Latin America’s leading economies of Brazil, Mexico, Colombia, Peru and Chile continue to benefit from a convergence of long-term demographic, economic and political trends that are expected to support sustainable growth over the next several years, according to Paladin Realty’s Latin America Research: 2019 Outlook report.

Paladin Realty believes the region offers global institutional investors a compelling portfolio diversification opportunity with scale, superior investment-level economics (high profit margins, low leverage), and highly visible and resilient demand drivers.
These positive long-term trends include attractive demographics, a growing middle-class, greater mortgage availability and large housing deficits, all factors that should continue to result in resilient demand for housing and the development of other real estate products.
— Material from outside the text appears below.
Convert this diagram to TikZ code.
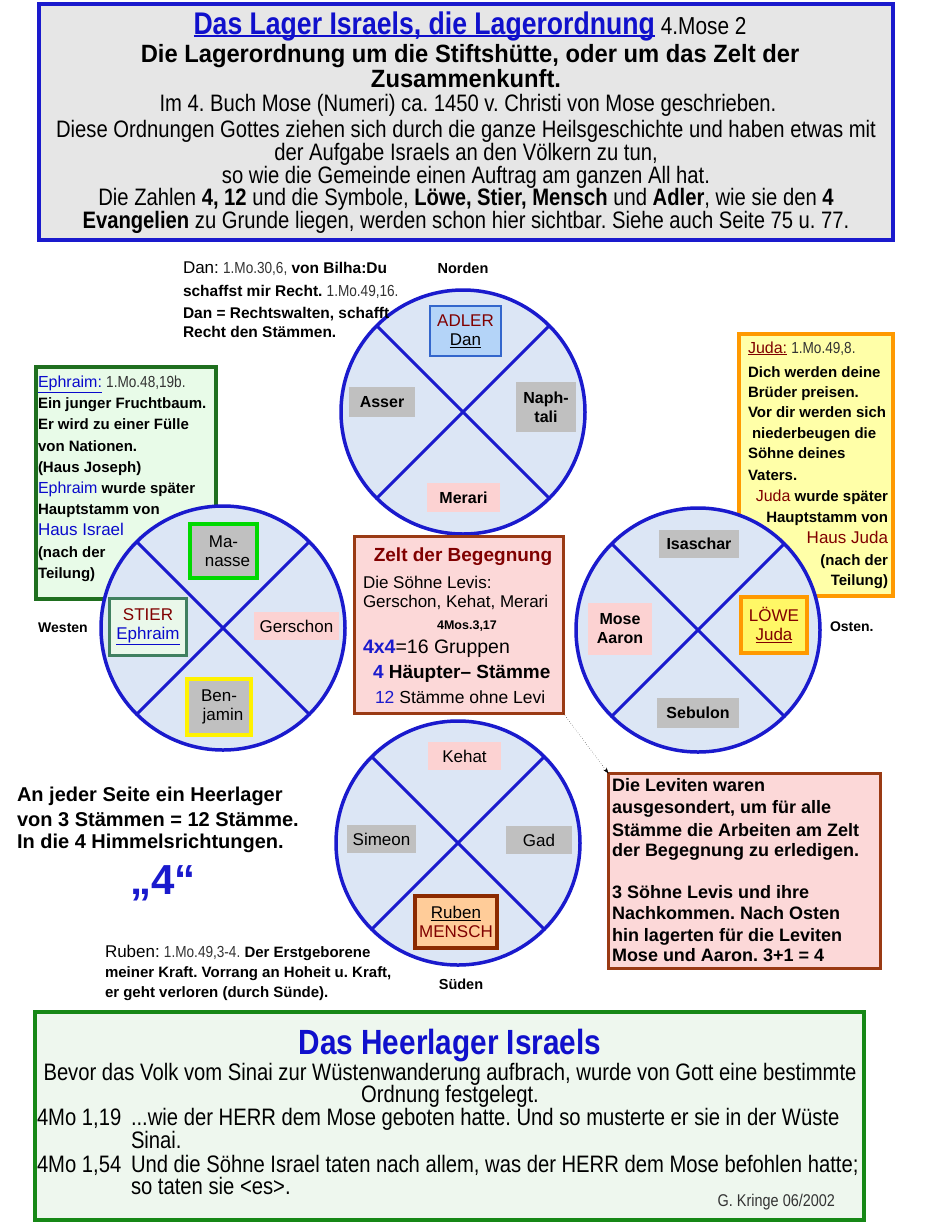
\documentclass[tikz,border=0pt]{standalone}
\usepackage{fontspec}
\setmainfont{Liberation Sans}
\newfontfamily\cond[FakeStretch=0.85]{Liberation Sans}
\newfontfamily\condw[FakeStretch=0.95]{Liberation Sans}
\newfontfamily\thinf[FakeStretch=0.85]{Liberation Sans}
\usetikzlibrary{arrows.meta}
\frenchspacing
\newcommand\fsz[1]{\fontsize{#1}{#1}\selectfont}
\newcommand\ulin[1]{\setbox0\hbox{#1}\rlap{\rule[-0.09em]{\wd0}{0.055em}}\box0}
\definecolor{cbl}{HTML}{1A1ACD}
\definecolor{tblue}{HTML}{1010CC}
\definecolor{eblue}{HTML}{0A0ACC}
\definecolor{dred}{HTML}{800000}
\definecolor{tgray}{HTML}{C0C0C0}
\definecolor{lpink}{HTML}{FCD2D2}
\definecolor{cfill}{HTML}{DCE6F5}
\definecolor{topfill}{HTML}{E6E6E6}
\definecolor{botfill}{HTML}{EEF7EE}
\definecolor{ephfill}{HTML}{E8FBE8}
\definecolor{ephdraw}{HTML}{1F6F1F}
\definecolor{judafill}{HTML}{FFFFA8}
\definecolor{orng}{HTML}{FF9900}
\definecolor{adfill}{HTML}{B4D4F8}
\definecolor{addraw}{HTML}{3366CC}
\definecolor{stierfill}{HTML}{EAF8EA}
\definecolor{stierdraw}{HTML}{408060}
\definecolor{rubfill}{HTML}{FFCC99}
\definecolor{rubdraw}{HTML}{8B2A00}
\definecolor{zeltfill}{HTML}{FCD8D8}
\definecolor{brwn}{HTML}{9A3A14}
\definecolor{botdraw}{HTML}{168816}
\definecolor{refgray}{HTML}{333333}
\begin{document}
\frenchspacing
\begin{tikzpicture}[x=1pt,y=-1pt,
  every node/.style={inner sep=0pt, outer sep=0pt},
  tl/.style={anchor=base west},
  tc/.style={anchor=base},
  tr/.style={anchor=base east},
  sm/.style={font=\fsz{15}},
  camp/.style={circle, draw=cbl, line width=3.5pt, fill=cfill, minimum size=244pt},
  crossl/.style={draw=cbl, line width=3pt},
  lab/.style={align=center, font=\fontsize{17}{19}\selectfont},
  labb/.style={align=center, font=\bfseries\fontsize{16}{19}\selectfont},
  gbox/.style={lab, fill=tgray},
  pbox/.style={lab, fill=lpink},
  gboxb/.style={labb, fill=tgray},
  pboxb/.style={labb, fill=lpink},
  frame/.style={line width=4pt}
]
\useasboundingbox (0,0) rectangle (934,1224);
\fill[white] (0,0) rectangle (934,1224);

% ---------- top box ----------
\node[frame, draw=cbl, fill=topfill, minimum width=854pt, minimum height=236pt] (top) at (466,122) {};
\node[tc] (t1) at (470,34) {\cond\textcolor{tblue}{\bfseries\fsz{31.3}\ulin{Das Lager Israels, die Lagerordnung}}\hspace{6pt}\fsz{24.5}4.Mose 2};
\node[tc] (t2) at (470,62) {\condw\bfseries\fsz{25}Die Lagerordnung um die Stiftshütte, oder um das Zelt der};
\node[tc] (t3) at (466,87) {\condw\bfseries\fsz{25}Zusammenkunft.};
\node[tc] (t4) at (468,111) {\cond\fsz{23.8}Im 4. Buch Mose (Numeri) ca. 1450 v. Christi von Mose geschrieben.};
\node[tc] (t5) at (466,137) {\cond\fsz{23.8}Diese Ordnungen Gottes ziehen sich durch die ganze Heilsgeschichte und haben etwas mit};
\node[tc] (t6) at (466,160) {\cond\fsz{23.8}der Aufgabe Israels an den Völkern zu tun,};
\node[tc] (t7) at (466,183) {\cond\fsz{23.8}so wie die Gemeinde einen Auftrag am ganzen All hat.};
\node[tc] (t8) at (466,205) {\cond\fsz{23.8}Die Zahlen \textbf{4, 12} und die Symbole, \textbf{Löwe, Stier, Mensch} und \textbf{Adler}, wie sie den \textbf{4}};
\node[tc] (t9) at (466,228) {\cond\fsz{23.8}\textbf{Evangelien} zu Grunde liegen, werden schon hier sichtbar. Siehe auch Seite 75 u. 77.};

% ---------- side boxes ----------
\node[frame, draw=ephdraw, fill=ephfill, minimum width=180pt, minimum height=232pt] (eph) at (126,483) {};
\node[frame, draw=orng, fill=judafill, minimum width=154pt, minimum height=262pt] (juda) at (816,465) {};

% ---------- circles ----------
\node[camp] (cn) at (463,412) {};
\node[camp] (cw) at (223,628) {};
\node[camp] (ce) at (698,630) {};
\node[camp] (cs) at (458,843) {};
\foreach \c in {cn,cw,ce,cs}{
  \draw[crossl] (\c.135) -- (\c.-45);
  \draw[crossl] (\c.45) -- (\c.-135);
}

% north camp
\node[lab, fill=adfill, draw=addraw, line width=2pt, minimum width=71pt, minimum height=50pt] (adler) at (465.5,331) {\textcolor{dred}{ADLER}\\\underline{Dan}};
\node[gboxb, minimum width=66pt, minimum height=30pt] (asser) at (382,402) {Asser};
\node[gboxb, minimum width=60pt, minimum height=50pt] (naph) at (546,407) {Naph-\\tali};
\node[pboxb, minimum width=73pt, minimum height=29pt] (merari) at (463.5,497.5) {Merari};
% west camp
\node[gbox, draw=green!85!black, line width=4pt, minimum width=67pt, minimum height=54pt] (manasse) at (223.5,551) {Ma-\\\hspace*{8pt}nasse};
\node[lab, fill=stierfill, draw=stierdraw, line width=3pt, minimum width=77pt, minimum height=57pt] (stier) at (148,627) {\textcolor{dred}{STIER}\\\textcolor{eblue}{\underline{Ephraim}}};
\node[pbox, minimum width=85pt, minimum height=28pt] (gerschon) at (296.5,626) {Gerschon};
\node[gbox, draw=yellow, line width=4pt, minimum width=64pt, minimum height=56pt] (benjamin) at (219,707) {Ben-\\\hspace*{8pt}jamin};
% east camp
\node[gboxb, minimum width=80pt, minimum height=28pt] (isaschar) at (699,544) {Isaschar};
\node[pboxb, minimum width=64pt, minimum height=52pt] (mose) at (620,629) {Mose\\Aaron};
\node[lab, fill=yellow!60, draw=orng, line width=4pt, minimum width=66pt, minimum height=56pt] (loewe) at (774,625) {\textcolor{dred}{LÖWE}\\\textcolor{dred}{\underline{Juda}}};
\node[gboxb, minimum width=82pt, minimum height=30pt] (sebulon) at (698,713) {Sebulon};
% south camp
\node[pbox, minimum width=73pt, minimum height=28pt] (kehat) at (464.5,756) {Kehat};
\node[gbox, minimum width=69pt, minimum height=28pt] (simeon) at (381.5,839) {Simeon};
\node[gbox, minimum width=66pt, minimum height=28pt] (gad) at (539,840) {Gad};
\node[lab, fill=rubfill, draw=rubdraw, line width=4pt, minimum width=82pt, minimum height=52pt] (ruben) at (456,922) {\underline{Ruben}\\\textcolor{dred}{MENSCH}};

% directions
\node[tc, font=\bfseries\fsz{14.5}] (norden) at (463,273) {Norden};
\node[tc, font=\bfseries\fsz{14}] (westen) at (63,632) {Westen};
\node[tl, font=\bfseries\fsz{14}] (osten) at (830,631) {Osten.};
\node[tc, font=\bfseries\fsz{14.5}] (sueden) at (461,989) {Süden};

% ---------- Dan text ----------
\node[tl, sm] (d1) at (183,273) {{\fsz{17}Dan:} {\thinf\color{refgray}\fsz{16}1.Mo.30,6,} \textbf{\fsz{15.5}von Bilha:Du}};
\node[tl, sm] (d2) at (183,296) {\textbf{\fsz{15.5}schaffst mir Recht.} {\thinf\color{refgray}\fsz{16}1.Mo.49,16.}};
\node[tl, font=\bfseries\fsz{15.5}] (d3) at (183,318) {Dan = Rechtswalten, schafft};
\node[tl, font=\bfseries\fsz{15.5}] (d4) at (183,337) {Recht den Stämmen.};

% ---------- Ephraim text ----------
\node[tl, sm] (e1) at (38,387) {\textcolor{eblue}{\fsz{16}\underline{Ephraim:}} {\thinf\color{refgray}\fsz{16}1.Mo.48,19b.}};
\node[tl, font=\bfseries\fsz{15}] (e2) at (38,408) {Ein junger Fruchtbaum.};
\node[tl, font=\bfseries\fsz{15}] (e3) at (38,429) {Er wird zu einer Fülle};
\node[tl, font=\bfseries\fsz{15}] (e4) at (38,451) {von Nationen.};
\node[tl, font=\bfseries\fsz{15}] (e5) at (38,472) {(Haus Joseph)};
\node[tl, sm] (e6) at (38,493) {\textcolor{eblue}{\fsz{16}Ephraim} \textbf{wurde später}};
\node[tl, font=\bfseries\fsz{15}] (e7) at (38,514) {Hauptstamm von};
\node[tl, font=\fsz{17}] (e8) at (38,535) {\textcolor{eblue}{Haus Israel}};
\node[tl, font=\bfseries\fsz{15}] (e9) at (38,557) {(nach der};
\node[tl, font=\bfseries\fsz{15}] (e10) at (38,578) {Teilung)};

% ---------- Juda text ----------
\node[tl, sm] (j1) at (748,353) {\textcolor{dred}{\fsz{16}\underline{Juda:}} {\thinf\color{refgray}\fsz{16}1.Mo.49,8.}};
\node[tl, font=\bfseries\fsz{15}] (j2) at (748,377) {Dich werden deine};
\node[tl, font=\bfseries\fsz{15}] (j3) at (748,397) {Brüder preisen.};
\node[tl, font=\bfseries\fsz{15}] (j4) at (748,417) {Vor dir werden sich};
\node[tl, font=\bfseries\fsz{15}] (j5) at (752,438) {niederbeugen die};
\node[tl, font=\bfseries\fsz{15}] (j6) at (748,458) {Söhne deines};
\node[tl, font=\bfseries\fsz{15}] (j7) at (748,480) {Vaters.};
\node[tr, sm] (j8) at (888,501) {\textcolor{dred}{\fsz{16}Juda} \textbf{wurde später}};
\node[tr, font=\bfseries\fsz{15}] (j9) at (888,522) {Hauptstamm von};
\node[tr, font=\fsz{17}] (j10) at (888,543) {\textcolor{dred}{Haus Juda}};
\node[tr, font=\bfseries\fsz{15}] (j11) at (888,565) {(nach der};
\node[tr, font=\bfseries\fsz{15}] (j12) at (888,585) {Teilung)};

% ---------- Zelt box ----------
\node[draw=brwn, line width=3pt, fill=zeltfill, minimum width=209pt, minimum height=177pt] (zelt) at (459,625) {};
\node[tc, font=\bfseries\fsz{19}] (z1) at (463,561) {\textcolor{dred}{Zelt der Begegnung}};
\node[tl, font=\fsz{17}] (z2) at (363,588) {Die Söhne Levis:};
\node[tl, font=\fsz{17}] (z3) at (363,607) {Gerschon, Kehat, Merari};
\node[tc, font=\bfseries\fsz{12.5}] (z4) at (467,629) {4Mos.3,17};
\node[tl, font=\fsz{19.5}] (z5) at (363,653) {\textcolor{cbl}{\textbf{4x4}}=16 Gruppen};
\node[tl, font=\bfseries\fsz{19}] (z6) at (373,678) {\textcolor{cbl}{4} Häupter– Stämme};
\node[tl, font=\fsz{17.5}] (z7) at (375,703) {\textcolor{cbl}{12} Stämme ohne Levi};

% ---------- Leviten box ----------
\node[draw=brwn, line width=3pt, fill=zeltfill, minimum width=272pt, minimum height=195pt] (lev) at (744.5,871) {};
\node[tl, font=\bfseries\fsz{18}] (l1) at (612,791) {Die Leviten waren};
\node[tl, font=\bfseries\fsz{18}] (l2) at (612,813) {ausgesondert, um für alle};
\node[tl, font=\bfseries\fsz{18}] (l3) at (612,836) {Stämme die Arbeiten am Zelt};
\node[tl, font=\bfseries\fsz{18}] (l4) at (612,856) {der Begegnung zu erledigen.};
\node[tl, font=\bfseries\fsz{18}] (l5) at (612,898) {3 Söhne Levis und ihre};
\node[tl, font=\bfseries\fsz{18}] (l6) at (612,919) {Nachkommen. Nach Osten};
\node[tl, font=\bfseries\fsz{18}] (l7) at (612,941) {hin lagerten für die Leviten};
\node[tl, font=\bfseries\fsz{18}] (l8) at (612,961) {Mose und Aaron. 3+1 = 4};

\draw[dotted, thin, -{Stealth[length=6pt,width=4pt]}] (zelt.south east) -- (lev.north west);

% ---------- left text ----------
\node[tl, font=\bfseries\fsz{20}] (a1) at (17,801) {An jeder Seite ein Heerlager};
\node[tl, font=\bfseries\fsz{20}] (a2) at (17,826) {von 3 Stämmen = 12 Stämme.};
\node[tl, font=\bfseries\fsz{20}] (a3) at (17,848) {In die 4 Himmelsrichtungen.};
\node[tc, font=\bfseries\fsz{42}] (four) at (163,894) {\textcolor{cbl}{„4“}};

% ---------- Ruben text ----------
\node[tl, sm] (r1) at (105,957) {{\fsz{17}Ruben:} {\thinf\color{refgray}\fsz{16}1.Mo.49,3-4.} \textbf{Der Erstgeborene}};
\node[tl, font=\bfseries\fsz{15}] (r2) at (105,977) {meiner Kraft. Vorrang an Hoheit u. Kraft,};
\node[tl, font=\bfseries\fsz{15}] (r3) at (105,997) {er geht verloren (durch Sünde).};

% ---------- bottom box ----------
\node[frame, draw=botdraw, fill=botfill, minimum width=829pt, minimum height=208pt] (bot) at (449.5,1116) {};
\node[tc] (b1) at (450,1054) {\cond\bfseries\fsz{35}\textcolor{tblue}{Das Heerlager Israels}};
\node[tc] (b2) at (450,1080) {\cond\fsz{23.8}Bevor das Volk vom Sinai zur Wüstenwanderung aufbrach, wurde von Gott eine bestimmte};
\node[tc] (b3) at (450,1102) {\cond\fsz{23.8}Ordnung festgelegt.};
\node[tl] (b4) at (37,1125) {\cond\fsz{23.8}4Mo 1,19};
\node[tl] (b5) at (131,1125) {\cond\fsz{23.8}...wie der HERR dem Mose geboten hatte. Und so musterte er sie in der Wüste};
\node[tl] (b6) at (131,1148) {\cond\fsz{23.8}Sinai.};
\node[tl] (b7) at (37,1172) {\cond\fsz{23.8}4Mo 1,54};
\node[tl] (b8) at (131,1172) {\cond\fsz{23.8}Und die Söhne Israel taten nach allem, was der HERR dem Mose befohlen hatte;};
\node[tl] (b9) at (131,1194) {\cond\fsz{23.8}so taten sie <es>.};
\node[tr] (b10) at (835,1206) {\thinf\fsz{17}\color{refgray}G. Kringe 06/2002};
\end{tikzpicture}
\end{document}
Political risk has receded in the region as newly elected market-friendly leaders prevail in Brazil, Colombia and Peru; some uncertainty remains in Mexico with questionable initial policies of its new president, Andres Manuel Lopez Obrador.
Brazil’s economic and political outlook improved sharply in 2018 with the election of Jair Bolsonaro, a pro-business president, who is already pursing a reform agenda. GDP is expected to grow in the 2 percent-plus range in 2019 and beyond.
Mexico and the three leading countries of the Andean region — Colombia, Peru and Chile — are each poised to grow 2 percent to 4 percent in 2019 and beyond, with economies increasingly driven by domestic consumption and intraregional trade. In Mexico, while the conclusion of NAFTA renegotiations in 2018 removed some uncertainty, the new president’s early actions have given mixed messages at best and Paladin remains cautious on Mexico until the new president’s policies become more clear and constructive.
In some markets, most notably in Brazil, real estate assets are trading below historical values due to a combination of slower growth, oversupply of certain commercial property types, and a chronic dearth of debt and equity capital, creating attractive investment opportunities in select sectors.
Local currencies have stabilized near decades’ lows relative to the U.S. dollar, which should stimulate trade and investment, and which now represents an attractive entry point for investors.